##### Dataset extract #####

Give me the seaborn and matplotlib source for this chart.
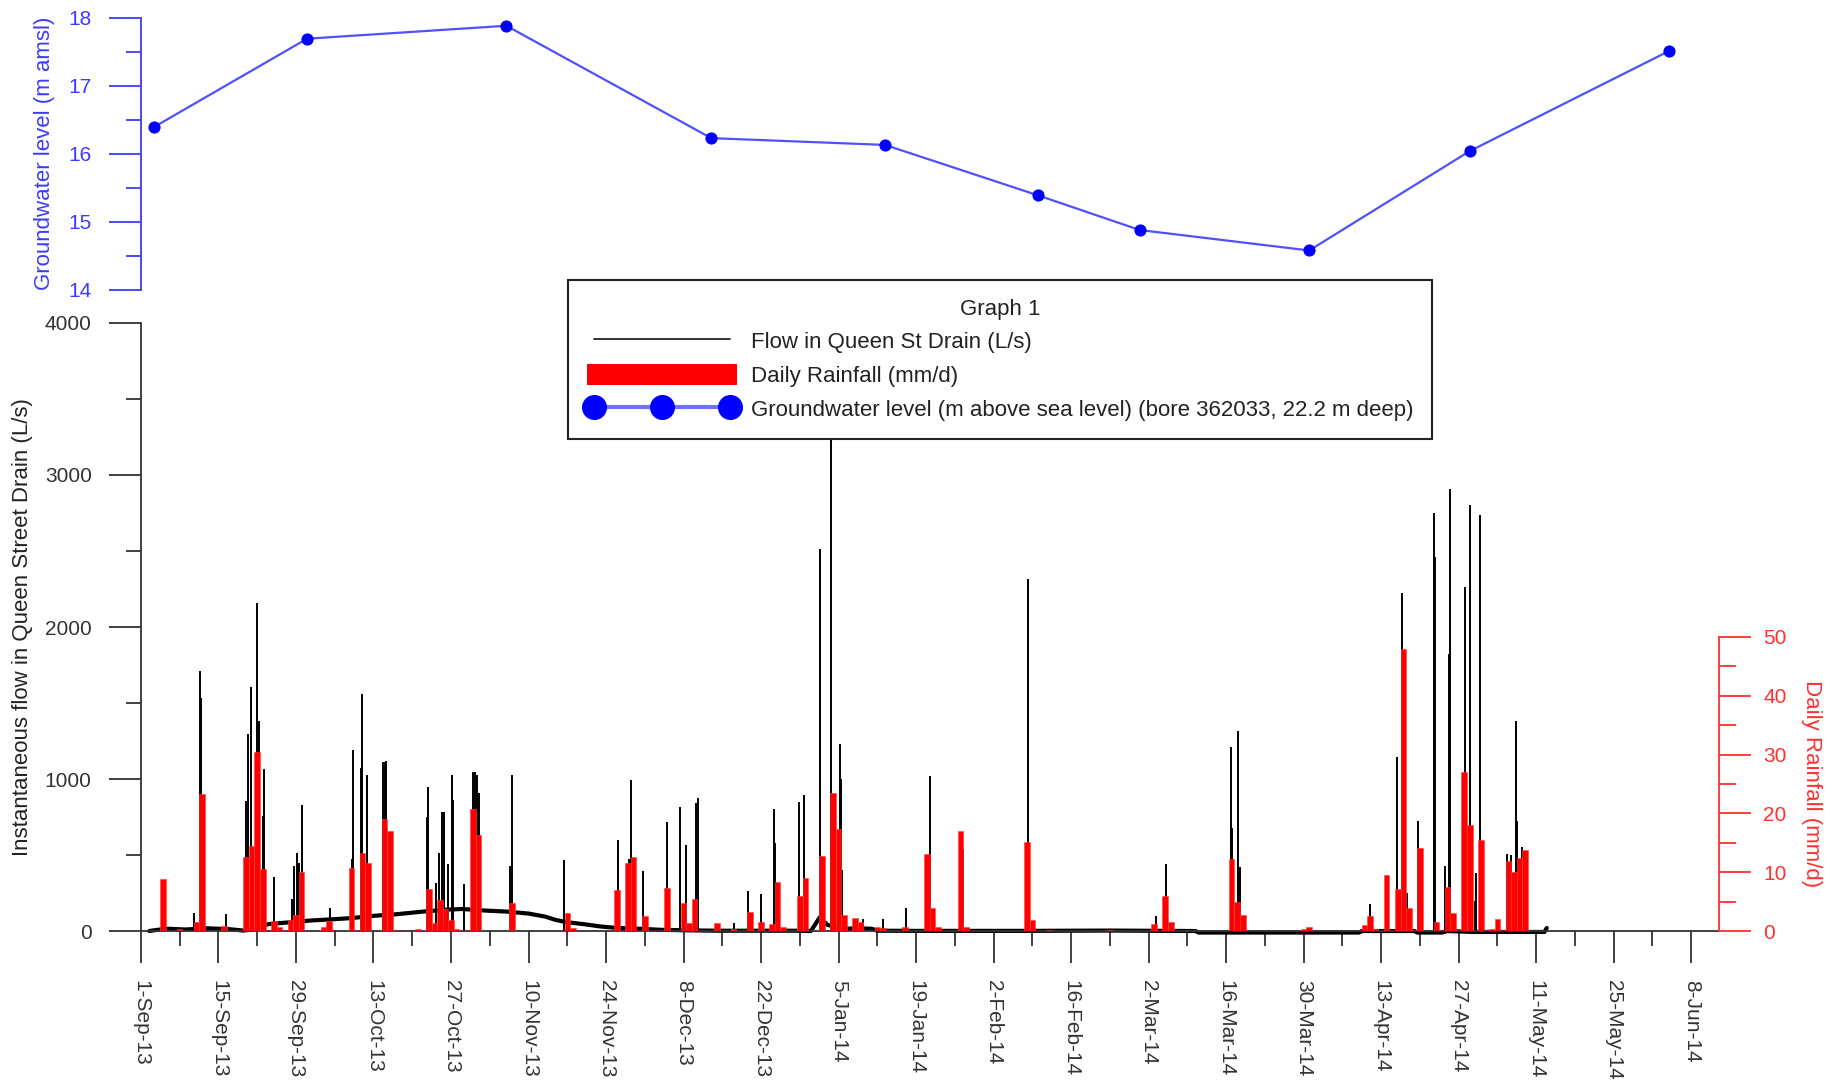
import numpy as np
import matplotlib
matplotlib.use("Agg")
import matplotlib.pyplot as plt
from matplotlib.lines import Line2D
from matplotlib.patches import Patch
from matplotlib.ticker import MultipleLocator, FixedLocator
import seaborn as sns

# ---------------- data (x = days since 1-Sep-2013) ----------------
tick_labels = ["1-Sep-13", "15-Sep-13", "29-Sep-13", "13-Oct-13", "27-Oct-13",
               "10-Nov-13", "24-Nov-13", "8-Dec-13", "22-Dec-13", "5-Jan-14",
               "19-Jan-14", "2-Feb-14", "16-Feb-14", "2-Mar-14", "16-Mar-14",
               "30-Mar-14", "13-Apr-14", "27-Apr-14", "11-May-14", "25-May-14",
               "8-Jun-14"]

gw_days = [2.3, 30, 66, 103, 134.4, 162, 180.4, 211, 240, 276]
gw_level = [16.39, 17.69, 17.88, 16.23, 16.13, 15.39, 14.88, 14.58, 16.04, 17.51]

rain_days = [4, 7, 10, 11, 15, 19, 20, 21, 22, 24, 25, 27, 28, 29, 33, 34, 38, 40,
             41, 44, 45, 50, 52, 53, 54, 55, 56, 57, 60, 61, 67, 77, 78, 86, 88,
             89, 91, 95, 98, 99, 100, 104, 107, 110, 112, 114, 115, 116, 119, 120,
             123, 125, 126, 127, 129, 130, 133, 134, 138, 142, 143, 144, 148, 149,
             160, 161, 164, 175, 183, 185, 186, 197, 198, 199, 210, 211, 221, 222,
             223, 225, 227, 228, 229, 231, 234, 236, 237, 239, 240, 242, 244, 245,
             247, 248, 249, 250]
rain_mm = [8.9, 0.3, 1.6, 23.3, 0.9, 12.6, 14.4, 30.5, 10.6, 1.7, 0.7, 1.9, 2.7,
           10.0, 0.7, 1.7, 10.8, 13.2, 11.6, 19.0, 17.0, 0.3, 7.2, 1.4, 5.2, 3.7,
           1.9, 0.4, 20.8, 16.3, 4.8, 3.0, 0.5, 7.0, 11.5, 12.6, 2.5, 7.4, 4.7,
           1.3, 5.5, 1.3, 0.3, 3.2, 1.5, 1.2, 8.4, 0.7, 6.0, 9.0, 12.8, 23.5, 17.4,
           2.7, 2.3, 1.6, 0.6, 0.5, 0.7, 13.1, 4.0, 0.6, 17.0, 0.6, 15.2, 1.8,
           0.2, 0.2, 1.2, 5.9, 1.6, 12.2, 4.9, 2.8, 0.4, 0.7, 1.0, 2.6, 0.3, 9.5,
           7.1, 48.0, 3.9, 14.1, 1.5, 7.5, 3.1, 27.0, 18.0, 15.5, 0.4, 2.1, 11.9,
           10.1, 12.5, 13.75]

base_days = [1.5, 3, 5, 8, 12, 16, 18.5, 20, 23, 27, 31, 35, 38, 42, 46, 51, 55,
             58, 62, 66, 70, 73, 75, 77, 80, 83, 86, 90, 94, 98, 104, 112, 118,
             121, 122.6, 124, 127, 129.5, 132, 133, 140, 160, 175, 185, 190.5,
             191, 220, 220.5, 230, 230.5, 235, 236, 240.5, 253.5, 253.9]
base_flow = [0, 8, 15, 10, 18, 12, 3, 10, 45, 58, 70, 78, 85, 100, 110, 128, 140,
             145, 135, 128, 115, 95, 72, 58, 45, 30, 20, 15, 8, 5, 2, 2, 2,
             0, 90, 40, 15, 18, 15, 2, 1, 1, 3, 1, 0,
             -10, -10, 0, 0, -10, -10, 0, -6, -6, 20]

spike_days = [9.6, 10.65, 10.9, 15.3, 19.0, 19.4, 19.9, 21.0, 21.3, 22.0, 22.2,
              24.1, 27.2, 27.6, 28.2, 28.6, 29.1, 34.2, 38.1, 38.3, 39.7, 40.0,
              40.9, 43.8, 44.1, 44.3, 51.7, 51.8, 53.3, 53.8, 54.4, 54.8, 55.5,
              56.1, 56.4, 58.3, 59.9, 60.3, 60.7, 61.1, 66.7, 67.1, 76.4, 86.1,
              88.1, 88.5, 90.7, 95.0, 97.3, 98.5, 100.2, 100.6, 107.1, 109.7,
              112.0, 114.4, 114.6, 118.9, 119.7, 122.6, 124.7, 126.2, 126.4,
              126.7, 130.4, 134.1, 138.2, 142.5, 148.1, 148.5, 160.3, 183.3,
              185.1, 196.8, 197.0, 198.2, 198.5, 222.0, 226.9, 227.8, 228.6,
              230.7, 233.6, 233.8, 235.6, 236.2, 236.5, 239.1, 240.0, 240.9,
              241.2, 241.9, 246.7, 247.4, 248.3, 248.5, 249.4]
spike_flow = [117, 1711, 1531, 111, 857, 1295, 1606, 2161, 1384, 755, 1068,
              358, 208, 427, 513, 449, 829, 150, 477, 1193, 1074, 1559,
              1026, 1115, 1115, 1120, 749, 949, 319, 513, 782, 782, 444,
              1026, 865, 311, 1046, 1046, 1026, 907, 427, 1026, 469, 596,
              477, 996, 394, 714, 819, 567, 841, 874, 55, 264,
              242, 802, 578, 852, 892, 2510, 3700, 1230, 999,
              402, 77, 77, 149, 1021, 650, 538, 2313, 99,
              441, 1210, 676, 1313, 424, 176, 1143, 2224, 248,
              721, 2747, 2462, 429, 1824, 2905, 2264, 2802, 198,
              380, 2736, 510, 499, 1380, 721, 554]

legend_labels = ["Flow in Queen St Drain (L/s)",
                 "Daily Rainfall (mm/d)",
                 "Groundwater level (m above sea level) (bore 362033, 22.2 m deep)"]

# ---------------- style ----------------
sns.set_theme(style="white")
plt.rcParams["font.family"] = ["Liberation Sans", "DejaVu Sans"]

GRAY = "#333333"
BLUE = "#3b3bff"
RED = "#ff3030"

fig = plt.figure(figsize=(18.4, 10.86), dpi=100)
ax = fig.add_axes([0.0766, 0.1427, 0.8576, 0.5599])
ax_gw = fig.add_axes([0.0766, 0.7330, 0.8576, 0.2508])
ax2 = ax.twinx()

# ---------------- flow (left axis) ----------------
ax.vlines(spike_days, 0, spike_flow, colors="black", linewidth=1.4)
sns.lineplot(x=base_days, y=base_flow, ax=ax, color="black", linewidth=3.0,
             estimator=None, sort=False, clip_on=False)
ax.set_xlim(0, 285)
ax.set_ylim(0, 4000)
ax.yaxis.set_major_locator(MultipleLocator(1000))
ax.yaxis.set_minor_locator(MultipleLocator(500))
ax.xaxis.set_major_locator(FixedLocator(list(range(0, 281, 14))))
ax.xaxis.set_minor_locator(MultipleLocator(7))
ax.set_xticklabels(tick_labels, rotation=270, ha="center", va="top")
ax.tick_params(which="major", direction="out", length=23, width=1.3, pad=12.5,
               labelsize=15, colors=GRAY, left=True, bottom=True)
ax.tick_params(which="minor", direction="out", length=11, width=1.3,
               colors=GRAY, left=True, bottom=True)
for s in ["top", "right"]:
    ax.spines[s].set_visible(False)
for s in ["left", "bottom"]:
    ax.spines[s].set_color(GRAY)
    ax.spines[s].set_linewidth(1.3)
ax.set_xlabel("")
ax.set_ylabel("Instantaneous flow in Queen Street Drain (L/s)", fontsize=16,
              color="#222222")
ax.yaxis.set_label_coords(-0.0684, 0.5)

# ---------------- rainfall (right axis) ----------------
ax2.bar(rain_days, rain_mm, width=1.0, color="#ff0000", edgecolor="#ff4040",
        linewidth=0.4)
ax2.set_ylim(0, 103.4)
ax2.yaxis.set_major_locator(FixedLocator([0, 10, 20, 30, 40, 50]))
ax2.yaxis.set_minor_locator(FixedLocator([5, 15, 25, 35, 45]))
ax2.tick_params(axis="y", which="major", direction="out", length=23, width=1.3,
                pad=9, labelsize=15, colors=RED, right=True, left=False)
ax2.tick_params(axis="y", which="minor", direction="out", length=12, width=1.3,
                colors=RED, right=True, left=False)
for s in ["top", "left", "bottom"]:
    ax2.spines[s].set_visible(False)
ax2.spines["right"].set_color(RED)
ax2.spines["right"].set_linewidth(1.3)
ax2.spines["right"].set_bounds(0, 50)
ax2.set_ylabel("Daily Rainfall (mm/d)", fontsize=16, color=RED,
               rotation=270, va="bottom")
ax2.yaxis.set_label_coords(1.052, 25 / 103.4)

# ---------------- groundwater (top axis) ----------------
sns.lineplot(x=gw_days, y=gw_level, ax=ax_gw, color="#5050ff", linewidth=1.6,
             marker="o", markersize=8, markerfacecolor="#0000ff",
             markeredgecolor="#0000ff", estimator=None, clip_on=False)
ax_gw.set_xlim(0, 285)
ax_gw.set_ylim(14, 18)
ax_gw.patch.set_alpha(0)
ax_gw.yaxis.set_major_locator(MultipleLocator(1))
ax_gw.yaxis.set_minor_locator(MultipleLocator(0.5))
ax_gw.tick_params(axis="y", which="major", direction="out", length=23, width=1.3,
                  pad=12.5, labelsize=15, colors=BLUE, left=True)
ax_gw.tick_params(axis="y", which="minor", direction="out", length=11, width=1.3,
                  colors=BLUE, left=True)
ax_gw.tick_params(axis="x", which="both", bottom=False, labelbottom=False)
for s in ["top", "right", "bottom"]:
    ax_gw.spines[s].set_visible(False)
ax_gw.spines["left"].set_color(BLUE)
ax_gw.spines["left"].set_linewidth(1.3)
ax_gw.set_xlabel("")
ax_gw.set_ylabel("Groundwater level (m amsl)", fontsize=16, color=BLUE)
ax_gw.yaxis.set_label_coords(-0.0545, 0.5)

# ---------------- legend ----------------
handles = [
    Line2D([], [], color="#222222", linewidth=1.3),
    Patch(facecolor="#ff0000", edgecolor="none"),
    Line2D([], [], color="#7070ff", linewidth=3, marker="o", markersize=17,
           markerfacecolor="#0000ff", markeredgecolor="#0000ff"),
]
leg = fig.legend(handles, legend_labels, loc="upper left",
                 bbox_to_anchor=(0.3087, 0.5948, 0.4696, 0.1474), mode="expand",
                 title="Graph 1", fontsize=16, title_fontsize=16, frameon=True,
                 fancybox=False, edgecolor="#222222", framealpha=1,
                 borderpad=0.85, labelspacing=0.48, handlelength=6.75,
                 handletextpad=0.62, handleheight=1.05, numpoints=3,
                 borderaxespad=0)
leg.get_frame().set_linewidth(1.5)
for t in leg.get_texts():
    t.set_color("#222222")
leg.get_title().set_color("#222222")

fig.savefig("out.png", dpi=100)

#####

Your objective = Everything from the first line to the line with "import seaborn as sns" must be repeated exactly, and nothing else. Leave the pictures out.

Completed exercise =
Give me the seaborn and matplotlib source for this chart.
import numpy as np
import matplotlib
matplotlib.use("Agg")
import matplotlib.pyplot as plt
from matplotlib.lines import Line2D
from matplotlib.patches import Patch
from matplotlib.ticker import MultipleLocator, FixedLocator
import seaborn as sns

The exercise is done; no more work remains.